— Data provided —
%%
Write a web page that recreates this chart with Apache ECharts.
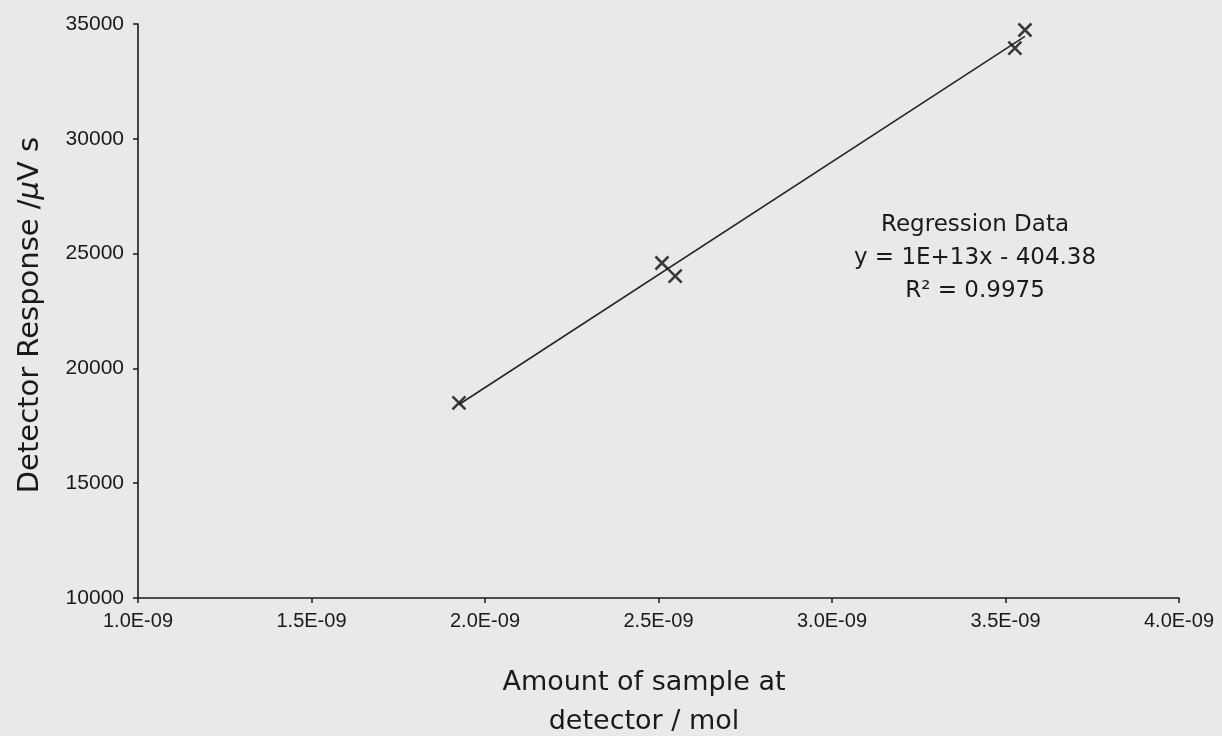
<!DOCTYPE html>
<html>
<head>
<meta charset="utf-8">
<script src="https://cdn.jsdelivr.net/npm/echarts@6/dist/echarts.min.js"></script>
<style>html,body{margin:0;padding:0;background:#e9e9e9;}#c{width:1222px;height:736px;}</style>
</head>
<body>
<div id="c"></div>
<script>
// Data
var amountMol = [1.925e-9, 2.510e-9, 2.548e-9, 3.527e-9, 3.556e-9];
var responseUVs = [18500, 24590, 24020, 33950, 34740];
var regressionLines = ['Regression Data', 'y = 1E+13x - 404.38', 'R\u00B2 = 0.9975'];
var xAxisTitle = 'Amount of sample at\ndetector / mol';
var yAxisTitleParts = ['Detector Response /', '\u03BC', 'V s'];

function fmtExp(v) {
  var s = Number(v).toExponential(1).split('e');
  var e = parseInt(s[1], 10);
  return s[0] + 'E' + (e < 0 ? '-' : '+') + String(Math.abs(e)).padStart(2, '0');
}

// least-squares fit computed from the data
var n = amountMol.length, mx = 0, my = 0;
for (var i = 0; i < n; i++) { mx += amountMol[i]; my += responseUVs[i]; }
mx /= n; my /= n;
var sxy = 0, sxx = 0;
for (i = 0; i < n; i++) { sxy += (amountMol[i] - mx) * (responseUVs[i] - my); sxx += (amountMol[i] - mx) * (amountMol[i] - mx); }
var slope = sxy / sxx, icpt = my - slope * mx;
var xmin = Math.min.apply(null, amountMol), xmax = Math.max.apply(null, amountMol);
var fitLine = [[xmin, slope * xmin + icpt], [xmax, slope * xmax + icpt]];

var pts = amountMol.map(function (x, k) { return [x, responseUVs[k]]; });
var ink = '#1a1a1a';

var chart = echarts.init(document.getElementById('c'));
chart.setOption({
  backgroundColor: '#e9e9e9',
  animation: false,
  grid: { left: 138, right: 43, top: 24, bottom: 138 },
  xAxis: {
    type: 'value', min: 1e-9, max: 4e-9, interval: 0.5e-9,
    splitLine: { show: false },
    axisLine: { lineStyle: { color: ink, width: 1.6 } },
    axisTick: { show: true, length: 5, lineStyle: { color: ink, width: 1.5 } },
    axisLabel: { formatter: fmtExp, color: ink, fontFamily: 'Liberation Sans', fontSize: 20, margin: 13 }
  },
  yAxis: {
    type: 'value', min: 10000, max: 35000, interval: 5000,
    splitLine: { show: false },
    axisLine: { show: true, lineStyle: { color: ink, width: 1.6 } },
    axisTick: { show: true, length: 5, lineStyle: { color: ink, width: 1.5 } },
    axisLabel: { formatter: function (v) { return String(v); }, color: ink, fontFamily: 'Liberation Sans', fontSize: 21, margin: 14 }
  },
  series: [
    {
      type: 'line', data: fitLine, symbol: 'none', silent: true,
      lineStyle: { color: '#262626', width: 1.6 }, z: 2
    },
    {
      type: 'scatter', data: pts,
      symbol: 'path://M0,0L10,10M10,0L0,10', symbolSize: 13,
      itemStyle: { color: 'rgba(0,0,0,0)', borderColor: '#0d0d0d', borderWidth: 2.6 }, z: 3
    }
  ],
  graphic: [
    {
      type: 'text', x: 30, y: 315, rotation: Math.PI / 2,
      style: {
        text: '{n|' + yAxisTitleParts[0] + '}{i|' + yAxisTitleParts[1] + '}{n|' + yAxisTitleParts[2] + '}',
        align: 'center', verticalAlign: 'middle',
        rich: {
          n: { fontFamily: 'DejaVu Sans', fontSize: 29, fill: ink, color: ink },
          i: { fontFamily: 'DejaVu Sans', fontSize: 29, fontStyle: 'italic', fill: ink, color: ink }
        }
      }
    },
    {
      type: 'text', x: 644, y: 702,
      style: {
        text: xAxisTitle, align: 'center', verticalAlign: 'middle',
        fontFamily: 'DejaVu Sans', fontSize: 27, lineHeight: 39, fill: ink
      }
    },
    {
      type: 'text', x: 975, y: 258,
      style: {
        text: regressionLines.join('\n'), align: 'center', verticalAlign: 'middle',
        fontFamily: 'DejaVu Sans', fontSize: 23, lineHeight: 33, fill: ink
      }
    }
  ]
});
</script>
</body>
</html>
%%
— Task to carry out —
Repeat all of the data above word for word, minus the pictures.

— In response —
Write a web page that recreates this chart with Apache ECharts.
<!DOCTYPE html>
<html>
<head>
<meta charset="utf-8">
<script src="https://cdn.jsdelivr.net/npm/echarts@6/dist/echarts.min.js"></script>
<style>html,body{margin:0;padding:0;background:#e9e9e9;}#c{width:1222px;height:736px;}</style>
</head>
<body>
<div id="c"></div>
<script>
// Data
var amountMol = [1.925e-9, 2.510e-9, 2.548e-9, 3.527e-9, 3.556e-9];
var responseUVs = [18500, 24590, 24020, 33950, 34740];
var regressionLines = ['Regression Data', 'y = 1E+13x - 404.38', 'R\u00B2 = 0.9975'];
var xAxisTitle = 'Amount of sample at\ndetector / mol';
var yAxisTitleParts = ['Detector Response /', '\u03BC', 'V s'];

function fmtExp(v) {
  var s = Number(v).toExponential(1).split('e');
  var e = parseInt(s[1], 10);
  return s[0] + 'E' + (e < 0 ? '-' : '+') + String(Math.abs(e)).padStart(2, '0');
}

// least-squares fit computed from the data
var n = amountMol.length, mx = 0, my = 0;
for (var i = 0; i < n; i++) { mx += amountMol[i]; my += responseUVs[i]; }
mx /= n; my /= n;
var sxy = 0, sxx = 0;
for (i = 0; i < n; i++) { sxy += (amountMol[i] - mx) * (responseUVs[i] - my); sxx += (amountMol[i] - mx) * (amountMol[i] - mx); }
var slope = sxy / sxx, icpt = my - slope * mx;
var xmin = Math.min.apply(null, amountMol), xmax = Math.max.apply(null, amountMol);
var fitLine = [[xmin, slope * xmin + icpt], [xmax, slope * xmax + icpt]];

var pts = amountMol.map(function (x, k) { return [x, responseUVs[k]]; });
var ink = '#1a1a1a';

var chart = echarts.init(document.getElementById('c'));
chart.setOption({
  backgroundColor: '#e9e9e9',
  animation: false,
  grid: { left: 138, right: 43, top: 24, bottom: 138 },
  xAxis: {
    type: 'value', min: 1e-9, max: 4e-9, interval: 0.5e-9,
    splitLine: { show: false },
    axisLine: { lineStyle: { color: ink, width: 1.6 } },
    axisTick: { show: true, length: 5, lineStyle: { color: ink, width: 1.5 } },
    axisLabel: { formatter: fmtExp, color: ink, fontFamily: 'Liberation Sans', fontSize: 20, margin: 13 }
  },
  yAxis: {
    type: 'value', min: 10000, max: 35000, interval: 5000,
    splitLine: { show: false },
    axisLine: { show: true, lineStyle: { color: ink, width: 1.6 } },
    axisTick: { show: true, length: 5, lineStyle: { color: ink, width: 1.5 } },
    axisLabel: { formatter: function (v) { return String(v); }, color: ink, fontFamily: 'Liberation Sans', fontSize: 21, margin: 14 }
  },
  series: [
    {
      type: 'line', data: fitLine, symbol: 'none', silent: true,
      lineStyle: { color: '#262626', width: 1.6 }, z: 2
    },
    {
      type: 'scatter', data: pts,
      symbol: 'path://M0,0L10,10M10,0L0,10', symbolSize: 13,
      itemStyle: { color: 'rgba(0,0,0,0)', borderColor: '#0d0d0d', borderWidth: 2.6 }, z: 3
    }
  ],
  graphic: [
    {
      type: 'text', x: 30, y: 315, rotation: Math.PI / 2,
      style: {
        text: '{n|' + yAxisTitleParts[0] + '}{i|' + yAxisTitleParts[1] + '}{n|' + yAxisTitleParts[2] + '}',
        align: 'center', verticalAlign: 'middle',
        rich: {
          n: { fontFamily: 'DejaVu Sans', fontSize: 29, fill: ink, color: ink },
          i: { fontFamily: 'DejaVu Sans', fontSize: 29, fontStyle: 'italic', fill: ink, color: ink }
        }
      }
    },
    {
      type: 'text', x: 644, y: 702,
      style: {
        text: xAxisTitle, align: 'center', verticalAlign: 'middle',
        fontFamily: 'DejaVu Sans', fontSize: 27, lineHeight: 39, fill: ink
      }
    },
    {
      type: 'text', x: 975, y: 258,
      style: {
        text: regressionLines.join('\n'), align: 'center', verticalAlign: 'middle',
        fontFamily: 'DejaVu Sans', fontSize: 23, lineHeight: 33, fill: ink
      }
    }
  ]
});
</script>
</body>
</html>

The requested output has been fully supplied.